I told him the AMX was only one small segment during one small chapter in the history of what once was the fourth largest auto manufacturer in the American industry.  I told him AMX was built by -AMC- and American Motors was the Nash-plus-Hudson half of the Studebaker-plus-Packard merger that was to create a car company to compete with Chrysler, Ford, and General Motors.  With Europe.  With Japan.  And with the world.

I told him that what happened to American Motors was what's happening to the Chrysler Group, Ford in America, and the General Motors, the Renaissance Center of Detroit, and that AMC hasn't built a single AMX since he was born --- and a single "two-seat" "sportscar" since he was three.

I asked him if he knew which new cars Toyota was building in 1983.  When AMC built the last Spirit GT.

He said he knew all the cars that Toyotas builtthen , especially the Celica and the Supra.

http://img.photobucket.com/albums/v193/itrpower/supramk2.jpg

I said that's exactly what happened to the AMX company.

To American Motors then, and to American motors, today.

I don't think he understood what went wrong.

I don't think any of us really can either.

Car crazies are all the same: makes may disappear but dreams never die.

Even as our Packards and AMCs and Stanleys and Dobles run out of steam.

When they're older, maybe your boys can take a Big Dog garage tour too.

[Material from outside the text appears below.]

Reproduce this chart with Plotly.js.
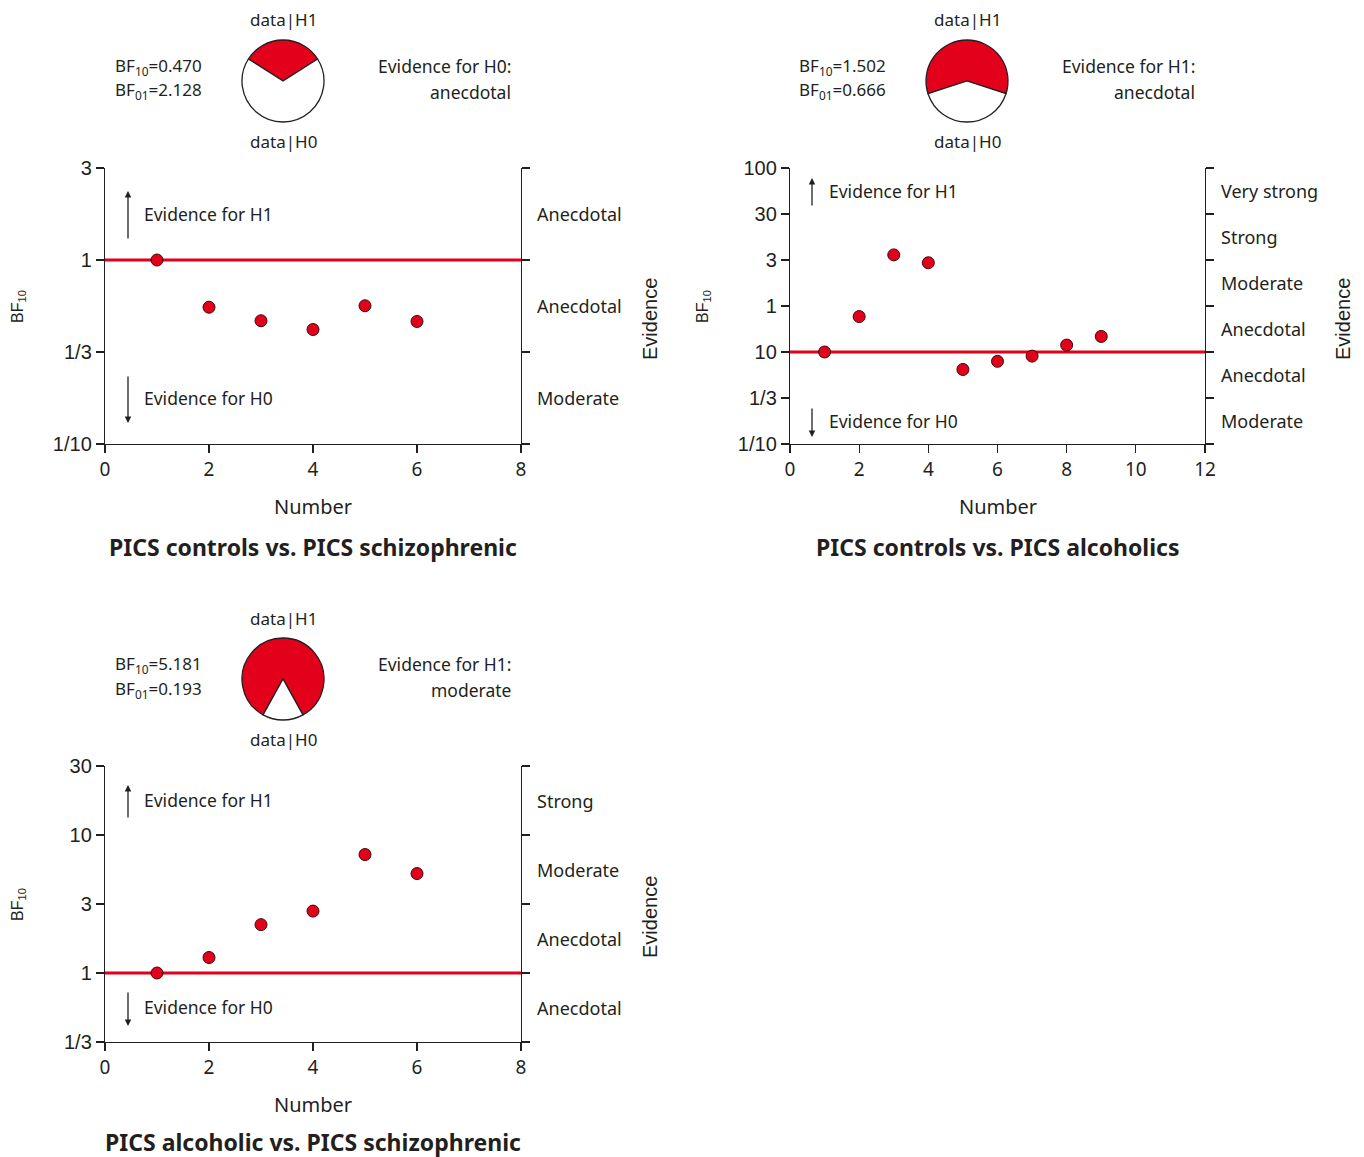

Again, thanks for the info.

And kudos to the AMO show.

John

PS - Gas was only about $4.50 (they clean windows, though...) but it just went up.  Parking is the real problem.  Your '72 Ambassador wagon would be a Maybach 62 on Osaka roads.  Too bad the AMX company wasn't bought by Daimler-Chrysler-Maybach-Benz.

http://search.japantimes.co.jp/cgi-bin/nb20060802a2.html

PPS - I'll copy to the AMC List --- if it's still alive.